** begin INFORMATION PROVIDED **

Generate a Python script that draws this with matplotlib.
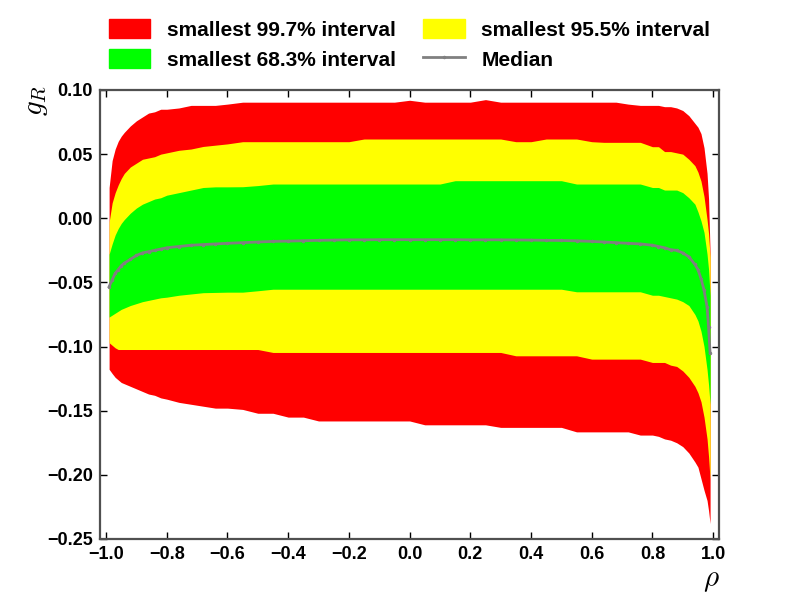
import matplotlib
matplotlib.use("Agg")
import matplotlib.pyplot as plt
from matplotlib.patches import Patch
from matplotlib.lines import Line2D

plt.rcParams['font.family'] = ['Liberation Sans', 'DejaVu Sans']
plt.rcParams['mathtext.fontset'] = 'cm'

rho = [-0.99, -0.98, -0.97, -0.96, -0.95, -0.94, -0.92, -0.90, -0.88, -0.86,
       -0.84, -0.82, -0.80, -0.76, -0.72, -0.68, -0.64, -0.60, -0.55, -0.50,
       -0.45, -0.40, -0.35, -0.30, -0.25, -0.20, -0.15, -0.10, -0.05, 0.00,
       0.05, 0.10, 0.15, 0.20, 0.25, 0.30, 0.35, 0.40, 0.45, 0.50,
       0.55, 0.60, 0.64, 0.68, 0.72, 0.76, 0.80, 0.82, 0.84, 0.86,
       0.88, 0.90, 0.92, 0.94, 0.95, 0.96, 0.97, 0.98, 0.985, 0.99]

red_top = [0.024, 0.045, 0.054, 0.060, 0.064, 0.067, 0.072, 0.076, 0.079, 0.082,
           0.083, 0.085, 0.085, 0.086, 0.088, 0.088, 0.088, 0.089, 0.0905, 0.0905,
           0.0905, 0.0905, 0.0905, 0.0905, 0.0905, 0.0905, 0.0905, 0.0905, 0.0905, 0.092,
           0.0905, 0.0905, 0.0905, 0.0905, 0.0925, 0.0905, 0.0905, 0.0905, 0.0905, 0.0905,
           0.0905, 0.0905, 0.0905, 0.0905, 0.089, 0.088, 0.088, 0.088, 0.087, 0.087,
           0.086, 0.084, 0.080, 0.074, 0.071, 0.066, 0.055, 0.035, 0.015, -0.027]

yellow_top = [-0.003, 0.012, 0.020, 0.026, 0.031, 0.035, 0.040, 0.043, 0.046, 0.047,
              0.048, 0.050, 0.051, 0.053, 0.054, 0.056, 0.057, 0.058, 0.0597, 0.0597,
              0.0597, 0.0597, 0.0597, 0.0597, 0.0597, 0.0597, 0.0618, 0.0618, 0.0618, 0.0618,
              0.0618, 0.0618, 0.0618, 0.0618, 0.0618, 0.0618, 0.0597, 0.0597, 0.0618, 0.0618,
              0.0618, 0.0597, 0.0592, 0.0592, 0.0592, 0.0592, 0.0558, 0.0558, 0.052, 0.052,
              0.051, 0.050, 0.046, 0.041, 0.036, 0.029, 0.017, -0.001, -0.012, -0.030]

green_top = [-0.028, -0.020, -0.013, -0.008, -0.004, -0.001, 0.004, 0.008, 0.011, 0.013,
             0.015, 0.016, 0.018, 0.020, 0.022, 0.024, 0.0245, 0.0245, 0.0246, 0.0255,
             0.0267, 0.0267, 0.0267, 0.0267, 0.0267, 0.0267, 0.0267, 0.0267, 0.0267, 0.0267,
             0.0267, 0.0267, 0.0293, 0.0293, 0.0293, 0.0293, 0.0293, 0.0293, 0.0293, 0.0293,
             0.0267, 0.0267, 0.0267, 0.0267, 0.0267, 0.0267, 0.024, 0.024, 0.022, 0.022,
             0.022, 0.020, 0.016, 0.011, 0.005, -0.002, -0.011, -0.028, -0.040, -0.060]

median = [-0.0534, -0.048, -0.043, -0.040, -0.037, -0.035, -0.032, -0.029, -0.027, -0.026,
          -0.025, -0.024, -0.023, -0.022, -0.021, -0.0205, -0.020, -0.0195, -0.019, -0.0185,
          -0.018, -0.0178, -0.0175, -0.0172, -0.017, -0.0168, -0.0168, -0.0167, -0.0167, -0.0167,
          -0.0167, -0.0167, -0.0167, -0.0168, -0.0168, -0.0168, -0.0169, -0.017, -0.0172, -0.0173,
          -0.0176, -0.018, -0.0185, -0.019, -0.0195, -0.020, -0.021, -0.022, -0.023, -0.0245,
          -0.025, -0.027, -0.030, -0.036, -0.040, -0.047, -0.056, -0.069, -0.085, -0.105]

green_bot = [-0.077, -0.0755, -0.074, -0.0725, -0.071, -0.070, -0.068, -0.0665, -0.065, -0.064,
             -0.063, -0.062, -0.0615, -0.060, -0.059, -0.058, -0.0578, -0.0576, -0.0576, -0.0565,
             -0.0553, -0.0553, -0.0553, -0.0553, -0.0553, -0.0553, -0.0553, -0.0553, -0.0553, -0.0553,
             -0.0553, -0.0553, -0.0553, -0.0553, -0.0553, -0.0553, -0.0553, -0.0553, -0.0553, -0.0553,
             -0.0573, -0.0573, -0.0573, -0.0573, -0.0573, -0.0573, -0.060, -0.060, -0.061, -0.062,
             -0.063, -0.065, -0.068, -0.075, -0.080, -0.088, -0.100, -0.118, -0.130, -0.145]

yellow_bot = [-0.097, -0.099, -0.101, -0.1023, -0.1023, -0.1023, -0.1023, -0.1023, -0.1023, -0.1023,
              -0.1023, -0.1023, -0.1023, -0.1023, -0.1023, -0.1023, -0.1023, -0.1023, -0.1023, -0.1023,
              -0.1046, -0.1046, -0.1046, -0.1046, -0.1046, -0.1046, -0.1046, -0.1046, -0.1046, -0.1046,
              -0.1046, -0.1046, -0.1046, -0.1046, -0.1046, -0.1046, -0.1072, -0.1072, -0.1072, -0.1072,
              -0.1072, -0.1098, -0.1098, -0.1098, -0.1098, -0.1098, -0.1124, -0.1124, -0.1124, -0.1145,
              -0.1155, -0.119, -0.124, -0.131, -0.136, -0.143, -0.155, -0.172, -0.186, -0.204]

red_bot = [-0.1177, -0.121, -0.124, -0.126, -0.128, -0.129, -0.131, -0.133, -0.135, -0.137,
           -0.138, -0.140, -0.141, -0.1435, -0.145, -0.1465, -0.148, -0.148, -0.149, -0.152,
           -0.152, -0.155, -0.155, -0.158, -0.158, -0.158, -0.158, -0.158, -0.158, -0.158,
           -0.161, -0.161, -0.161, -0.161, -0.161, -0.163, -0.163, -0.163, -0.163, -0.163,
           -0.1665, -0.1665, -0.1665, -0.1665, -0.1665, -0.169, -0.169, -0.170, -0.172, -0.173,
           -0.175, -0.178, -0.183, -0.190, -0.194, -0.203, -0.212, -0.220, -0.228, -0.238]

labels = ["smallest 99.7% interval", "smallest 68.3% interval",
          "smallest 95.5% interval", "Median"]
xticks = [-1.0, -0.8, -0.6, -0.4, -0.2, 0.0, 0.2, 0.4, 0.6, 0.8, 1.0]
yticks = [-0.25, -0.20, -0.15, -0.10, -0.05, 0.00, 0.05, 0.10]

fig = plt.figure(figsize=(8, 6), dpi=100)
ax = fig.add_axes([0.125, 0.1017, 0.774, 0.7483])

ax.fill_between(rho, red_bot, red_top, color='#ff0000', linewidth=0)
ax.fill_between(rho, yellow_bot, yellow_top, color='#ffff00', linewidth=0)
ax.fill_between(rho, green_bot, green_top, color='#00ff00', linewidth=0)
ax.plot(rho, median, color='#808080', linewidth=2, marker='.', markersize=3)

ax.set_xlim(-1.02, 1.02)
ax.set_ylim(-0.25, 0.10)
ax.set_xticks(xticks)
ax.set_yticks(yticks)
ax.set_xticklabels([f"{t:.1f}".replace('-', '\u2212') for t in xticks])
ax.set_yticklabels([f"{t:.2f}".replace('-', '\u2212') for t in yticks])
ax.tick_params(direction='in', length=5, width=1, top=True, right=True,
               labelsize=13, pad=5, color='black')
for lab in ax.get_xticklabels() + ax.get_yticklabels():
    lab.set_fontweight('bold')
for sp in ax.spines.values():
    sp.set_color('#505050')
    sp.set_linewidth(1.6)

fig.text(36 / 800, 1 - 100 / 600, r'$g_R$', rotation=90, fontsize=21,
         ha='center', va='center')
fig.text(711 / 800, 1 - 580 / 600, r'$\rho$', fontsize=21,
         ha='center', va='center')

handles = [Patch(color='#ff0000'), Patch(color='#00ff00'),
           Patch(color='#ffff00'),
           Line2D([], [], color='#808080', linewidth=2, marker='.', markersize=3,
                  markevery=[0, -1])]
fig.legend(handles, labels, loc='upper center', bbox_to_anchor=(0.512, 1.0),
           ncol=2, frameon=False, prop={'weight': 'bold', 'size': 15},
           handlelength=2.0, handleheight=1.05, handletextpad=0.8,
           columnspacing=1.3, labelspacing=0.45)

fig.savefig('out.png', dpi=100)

** end INFORMATION PROVIDED **

▸ **WRITTEN INSTRUCTION**: Copy nothing but the lines from the top of the material through the line holding "0.035, 0.015, -0.027]", exactly as written; omit pictures.

▸ **ANSWER TO THIS TASK**:
Generate a Python script that draws this with matplotlib.
import matplotlib
matplotlib.use("Agg")
import matplotlib.pyplot as plt
from matplotlib.patches import Patch
from matplotlib.lines import Line2D

plt.rcParams['font.family'] = ['Liberation Sans', 'DejaVu Sans']
plt.rcParams['mathtext.fontset'] = 'cm'

rho = [-0.99, -0.98, -0.97, -0.96, -0.95, -0.94, -0.92, -0.90, -0.88, -0.86,
       -0.84, -0.82, -0.80, -0.76, -0.72, -0.68, -0.64, -0.60, -0.55, -0.50,
       -0.45, -0.40, -0.35, -0.30, -0.25, -0.20, -0.15, -0.10, -0.05, 0.00,
       0.05, 0.10, 0.15, 0.20, 0.25, 0.30, 0.35, 0.40, 0.45, 0.50,
       0.55, 0.60, 0.64, 0.68, 0.72, 0.76, 0.80, 0.82, 0.84, 0.86,
       0.88, 0.90, 0.92, 0.94, 0.95, 0.96, 0.97, 0.98, 0.985, 0.99]

red_top = [0.024, 0.045, 0.054, 0.060, 0.064, 0.067, 0.072, 0.076, 0.079, 0.082,
           0.083, 0.085, 0.085, 0.086, 0.088, 0.088, 0.088, 0.089, 0.0905, 0.0905,
           0.0905, 0.0905, 0.0905, 0.0905, 0.0905, 0.0905, 0.0905, 0.0905, 0.0905, 0.092,
           0.0905, 0.0905, 0.0905, 0.0905, 0.0925, 0.0905, 0.0905, 0.0905, 0.0905, 0.0905,
           0.0905, 0.0905, 0.0905, 0.0905, 0.089, 0.088, 0.088, 0.088, 0.087, 0.087,
           0.086, 0.084, 0.080, 0.074, 0.071, 0.066, 0.055, 0.035, 0.015, -0.027]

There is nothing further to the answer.